What you should do: Return all the data below as it stands, minus the pictures.

>> start Given information

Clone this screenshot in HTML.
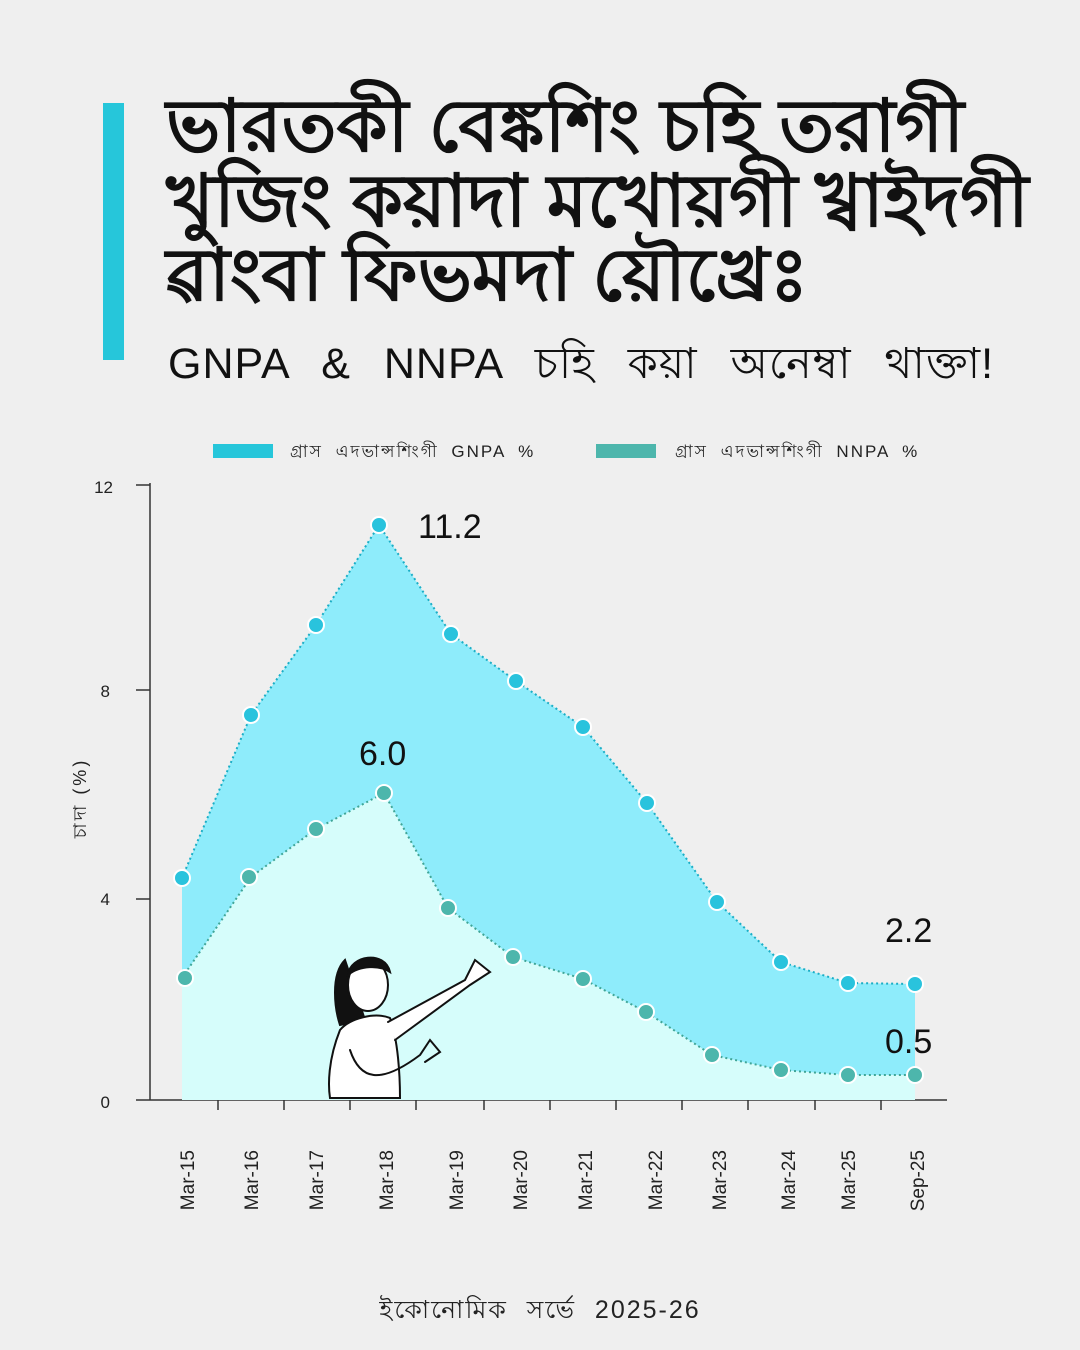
<!DOCTYPE html>
<html><head><meta charset="utf-8"><style>
html,body{margin:0;padding:0;}
body{width:1080px;height:1350px;background:#efefef;position:relative;overflow:hidden;font-family:"Liberation Sans","DejaVu Sans",sans-serif;}
.bar{position:absolute;left:103px;top:103px;width:21px;height:257px;background:#26c6da;}
.t{position:absolute;left:166px;font-weight:bold;font-size:73px;color:#111;white-space:nowrap;line-height:1;}
.sub{position:absolute;left:168px;top:332px;font-size:43px;color:#111;white-space:nowrap;word-spacing:20px;letter-spacing:1px;}
.foot{position:absolute;left:0;width:1080px;text-align:center;top:1290px;font-size:25px;color:#222;letter-spacing:2px;word-spacing:10px;}
</style></head><body>
<div class="bar"></div>
<div class="t" style="top:90px">ভারতকী বেঙ্কশিং চহি তরাগী</div>
<div class="t" style="top:165px">খুজিং কয়াদা মখোয়গী খ্বাইদগী</div>
<div class="t" style="top:239px">ৱাংবা ফিভমদা য়ৌখ্রেঃ</div>
<div class="sub">GNPA &amp; NNPA চহি কয়া অনেম্বা থাক্তা!</div>
<svg width="1080" height="1350" style="position:absolute;left:0;top:0" xmlns="http://www.w3.org/2000/svg" font-family="Liberation Sans, DejaVu Sans, sans-serif">
<rect x="213" y="444" width="60" height="14" fill="#26c6da"/>
<text x="290" y="457" font-size="17" fill="#222" letter-spacing="2" word-spacing="6">গ্রাস এদভান্সশিংগী GNPA %</text>
<rect x="596" y="444" width="60" height="14" fill="#4db6ac"/>
<text x="675" y="457" font-size="17" fill="#222" letter-spacing="2" word-spacing="6">গ্রাস এদভান্সশিংগী NNPA %</text>
<g font-size="17" fill="#222" text-anchor="end">
<text x="113" y="493">12</text><text x="110" y="697">8</text><text x="110" y="905">4</text><text x="110" y="1108">0</text>
</g>
<g stroke="#333" stroke-width="1.5">
<line x1="150" y1="483" x2="150" y2="1100"/>
<line x1="150" y1="1100" x2="947" y2="1100"/>
<line x1="136" y1="485" x2="150" y2="485"/>
<line x1="136" y1="690" x2="150" y2="690"/>
<line x1="136" y1="899" x2="150" y2="899"/>
<line x1="136" y1="1100" x2="150" y2="1100"/>
<line x1="218" y1="1100" x2="218" y2="1110"/><line x1="284" y1="1100" x2="284" y2="1110"/>
<line x1="350" y1="1100" x2="350" y2="1110"/><line x1="416" y1="1100" x2="416" y2="1110"/>
<line x1="484" y1="1100" x2="484" y2="1110"/><line x1="550" y1="1100" x2="550" y2="1110"/>
<line x1="616" y1="1100" x2="616" y2="1110"/><line x1="682" y1="1100" x2="682" y2="1110"/>
<line x1="748" y1="1100" x2="748" y2="1110"/><line x1="815" y1="1100" x2="815" y2="1110"/>
<line x1="881" y1="1100" x2="881" y2="1110"/>
</g>
<text transform="translate(86,798) rotate(-90)" font-size="18" fill="#222" text-anchor="middle" letter-spacing="3">চাদা (%)</text>
<polygon fill="#8eecfb" points="182,878 251,715 316,625 379,525 451,634 516,681 583,727 647,803 717,902 781,962 848,983 915,984 915,1100 182,1100"/>
<polygon fill="#d6fdfb" points="182,978 251,877 316,829 384,793 448,908 513,957 583,979 646,1012 712,1055 781,1070 848,1075 915,1075 915,1100 182,1100"/>
<polyline fill="none" stroke="#1aaec6" stroke-width="2" stroke-dasharray="2,3" points="182,878 251,715 316,625 379,525 451,634 516,681 583,727 647,803 717,902 781,962 848,983 915,984"/>
<polyline fill="none" stroke="#3fa597" stroke-width="2" stroke-dasharray="2,3" points="182,978 251,877 316,829 384,793 448,908 513,957 583,979 646,1012 712,1055 781,1070 848,1075 915,1075"/>
<g fill="#29c3dd" stroke="#fff" stroke-width="2">
<circle cx="182" cy="878" r="8"/><circle cx="251" cy="715" r="8"/><circle cx="316" cy="625" r="8"/><circle cx="379" cy="525" r="8"/><circle cx="451" cy="634" r="8"/><circle cx="516" cy="681" r="8"/><circle cx="583" cy="727" r="8"/><circle cx="647" cy="803" r="8"/><circle cx="717" cy="902" r="8"/><circle cx="781" cy="962" r="8"/><circle cx="848" cy="983" r="8"/><circle cx="915" cy="984" r="8"/>
</g>
<g fill="#4db6ac" stroke="#fff" stroke-width="2">
<circle cx="185" cy="978" r="8"/><circle cx="249" cy="877" r="8"/><circle cx="316" cy="829" r="8"/><circle cx="384" cy="793" r="8"/><circle cx="448" cy="908" r="8"/><circle cx="513" cy="957" r="8"/><circle cx="583" cy="979" r="8"/><circle cx="646" cy="1012" r="8"/><circle cx="712" cy="1055" r="8"/><circle cx="781" cy="1070" r="8"/><circle cx="848" cy="1075" r="8"/><circle cx="915" cy="1075" r="8"/>
</g>
<g font-size="34" fill="#111">
<text x="418" y="538">11.2</text><text x="359" y="765">6.0</text><text x="885" y="942">2.2</text><text x="885" y="1053">0.5</text>
</g>
<g fill="none" stroke="#111" stroke-width="2" stroke-linecap="round">
<path d="M345,960 C330,975 335,1010 340,1025 L365,1020 Z" fill="#111"/>
<ellipse cx="368" cy="985" rx="20" ry="26" fill="#fff"/>
<path d="M348,975 C350,955 385,950 390,972 C380,965 360,965 348,975 Z" fill="#111"/>
<path d="M340,1030 C328,1060 328,1085 330,1098 L400,1098 C400,1075 398,1040 390,1018 C375,1012 350,1018 340,1030 Z" fill="#fff"/>
<path d="M388,1022 L465,980 L475,960 L490,972 L470,985 L395,1040" fill="#fff"/>
<path d="M350,1050 C360,1080 380,1085 420,1055 L430,1040 L440,1052 L425,1062"/>
</g>
<g font-size="19" fill="#222" text-anchor="end">
<text transform="translate(194,1150) rotate(-90)">Mar-15</text>
<text transform="translate(258,1150) rotate(-90)">Mar-16</text>
<text transform="translate(323,1150) rotate(-90)">Mar-17</text>
<text transform="translate(393,1150) rotate(-90)">Mar-18</text>
<text transform="translate(463,1150) rotate(-90)">Mar-19</text>
<text transform="translate(527,1150) rotate(-90)">Mar-20</text>
<text transform="translate(592,1150) rotate(-90)">Mar-21</text>
<text transform="translate(662,1150) rotate(-90)">Mar-22</text>
<text transform="translate(726,1150) rotate(-90)">Mar-23</text>
<text transform="translate(795,1150) rotate(-90)">Mar-24</text>
<text transform="translate(855,1150) rotate(-90)">Mar-25</text>
<text transform="translate(924,1150) rotate(-90)">Sep-25</text>
</g>
</svg>
<div class="foot">ইকোনোমিক সর্ভে 2025-26</div>
</body></html>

>> end Given information

Reply to the exercise:
Clone this screenshot in HTML.
<!DOCTYPE html>
<html><head><meta charset="utf-8"><style>
html,body{margin:0;padding:0;}
body{width:1080px;height:1350px;background:#efefef;position:relative;overflow:hidden;font-family:"Liberation Sans","DejaVu Sans",sans-serif;}
.bar{position:absolute;left:103px;top:103px;width:21px;height:257px;background:#26c6da;}
.t{position:absolute;left:166px;font-weight:bold;font-size:73px;color:#111;white-space:nowrap;line-height:1;}
.sub{position:absolute;left:168px;top:332px;font-size:43px;color:#111;white-space:nowrap;word-spacing:20px;letter-spacing:1px;}
.foot{position:absolute;left:0;width:1080px;text-align:center;top:1290px;font-size:25px;color:#222;letter-spacing:2px;word-spacing:10px;}
</style></head><body>
<div class="bar"></div>
<div class="t" style="top:90px">ভারতকী বেঙ্কশিং চহি তরাগী</div>
<div class="t" style="top:165px">খুজিং কয়াদা মখোয়গী খ্বাইদগী</div>
<div class="t" style="top:239px">ৱাংবা ফিভমদা য়ৌখ্রেঃ</div>
<div class="sub">GNPA &amp; NNPA চহি কয়া অনেম্বা থাক্তা!</div>
<svg width="1080" height="1350" style="position:absolute;left:0;top:0" xmlns="http://www.w3.org/2000/svg" font-family="Liberation Sans, DejaVu Sans, sans-serif">
<rect x="213" y="444" width="60" height="14" fill="#26c6da"/>
<text x="290" y="457" font-size="17" fill="#222" letter-spacing="2" word-spacing="6">গ্রাস এদভান্সশিংগী GNPA %</text>
<rect x="596" y="444" width="60" height="14" fill="#4db6ac"/>
<text x="675" y="457" font-size="17" fill="#222" letter-spacing="2" word-spacing="6">গ্রাস এদভান্সশিংগী NNPA %</text>
<g font-size="17" fill="#222" text-anchor="end">
<text x="113" y="493">12</text><text x="110" y="697">8</text><text x="110" y="905">4</text><text x="110" y="1108">0</text>
</g>
<g stroke="#333" stroke-width="1.5">
<line x1="150" y1="483" x2="150" y2="1100"/>
<line x1="150" y1="1100" x2="947" y2="1100"/>
<line x1="136" y1="485" x2="150" y2="485"/>
<line x1="136" y1="690" x2="150" y2="690"/>
<line x1="136" y1="899" x2="150" y2="899"/>
<line x1="136" y1="1100" x2="150" y2="1100"/>
<line x1="218" y1="1100" x2="218" y2="1110"/><line x1="284" y1="1100" x2="284" y2="1110"/>
<line x1="350" y1="1100" x2="350" y2="1110"/><line x1="416" y1="1100" x2="416" y2="1110"/>
<line x1="484" y1="1100" x2="484" y2="1110"/><line x1="550" y1="1100" x2="550" y2="1110"/>
<line x1="616" y1="1100" x2="616" y2="1110"/><line x1="682" y1="1100" x2="682" y2="1110"/>
<line x1="748" y1="1100" x2="748" y2="1110"/><line x1="815" y1="1100" x2="815" y2="1110"/>
<line x1="881" y1="1100" x2="881" y2="1110"/>
</g>
<text transform="translate(86,798) rotate(-90)" font-size="18" fill="#222" text-anchor="middle" letter-spacing="3">চাদা (%)</text>
<polygon fill="#8eecfb" points="182,878 251,715 316,625 379,525 451,634 516,681 583,727 647,803 717,902 781,962 848,983 915,984 915,1100 182,1100"/>
<polygon fill="#d6fdfb" points="182,978 251,877 316,829 384,793 448,908 513,957 583,979 646,1012 712,1055 781,1070 848,1075 915,1075 915,1100 182,1100"/>
<polyline fill="none" stroke="#1aaec6" stroke-width="2" stroke-dasharray="2,3" points="182,878 251,715 316,625 379,525 451,634 516,681 583,727 647,803 717,902 781,962 848,983 915,984"/>
<polyline fill="none" stroke="#3fa597" stroke-width="2" stroke-dasharray="2,3" points="182,978 251,877 316,829 384,793 448,908 513,957 583,979 646,1012 712,1055 781,1070 848,1075 915,1075"/>
<g fill="#29c3dd" stroke="#fff" stroke-width="2">
<circle cx="182" cy="878" r="8"/><circle cx="251" cy="715" r="8"/><circle cx="316" cy="625" r="8"/><circle cx="379" cy="525" r="8"/><circle cx="451" cy="634" r="8"/><circle cx="516" cy="681" r="8"/><circle cx="583" cy="727" r="8"/><circle cx="647" cy="803" r="8"/><circle cx="717" cy="902" r="8"/><circle cx="781" cy="962" r="8"/><circle cx="848" cy="983" r="8"/><circle cx="915" cy="984" r="8"/>
</g>
<g fill="#4db6ac" stroke="#fff" stroke-width="2">
<circle cx="185" cy="978" r="8"/><circle cx="249" cy="877" r="8"/><circle cx="316" cy="829" r="8"/><circle cx="384" cy="793" r="8"/><circle cx="448" cy="908" r="8"/><circle cx="513" cy="957" r="8"/><circle cx="583" cy="979" r="8"/><circle cx="646" cy="1012" r="8"/><circle cx="712" cy="1055" r="8"/><circle cx="781" cy="1070" r="8"/><circle cx="848" cy="1075" r="8"/><circle cx="915" cy="1075" r="8"/>
</g>
<g font-size="34" fill="#111">
<text x="418" y="538">11.2</text><text x="359" y="765">6.0</text><text x="885" y="942">2.2</text><text x="885" y="1053">0.5</text>
</g>
<g fill="none" stroke="#111" stroke-width="2" stroke-linecap="round">
<path d="M345,960 C330,975 335,1010 340,1025 L365,1020 Z" fill="#111"/>
<ellipse cx="368" cy="985" rx="20" ry="26" fill="#fff"/>
<path d="M348,975 C350,955 385,950 390,972 C380,965 360,965 348,975 Z" fill="#111"/>
<path d="M340,1030 C328,1060 328,1085 330,1098 L400,1098 C400,1075 398,1040 390,1018 C375,1012 350,1018 340,1030 Z" fill="#fff"/>
<path d="M388,1022 L465,980 L475,960 L490,972 L470,985 L395,1040" fill="#fff"/>
<path d="M350,1050 C360,1080 380,1085 420,1055 L430,1040 L440,1052 L425,1062"/>
</g>
<g font-size="19" fill="#222" text-anchor="end">
<text transform="translate(194,1150) rotate(-90)">Mar-15</text>
<text transform="translate(258,1150) rotate(-90)">Mar-16</text>
<text transform="translate(323,1150) rotate(-90)">Mar-17</text>
<text transform="translate(393,1150) rotate(-90)">Mar-18</text>
<text transform="translate(463,1150) rotate(-90)">Mar-19</text>
<text transform="translate(527,1150) rotate(-90)">Mar-20</text>
<text transform="translate(592,1150) rotate(-90)">Mar-21</text>
<text transform="translate(662,1150) rotate(-90)">Mar-22</text>
<text transform="translate(726,1150) rotate(-90)">Mar-23</text>
<text transform="translate(795,1150) rotate(-90)">Mar-24</text>
<text transform="translate(855,1150) rotate(-90)">Mar-25</text>
<text transform="translate(924,1150) rotate(-90)">Sep-25</text>
</g>
</svg>
<div class="foot">ইকোনোমিক সর্ভে 2025-26</div>
</body></html>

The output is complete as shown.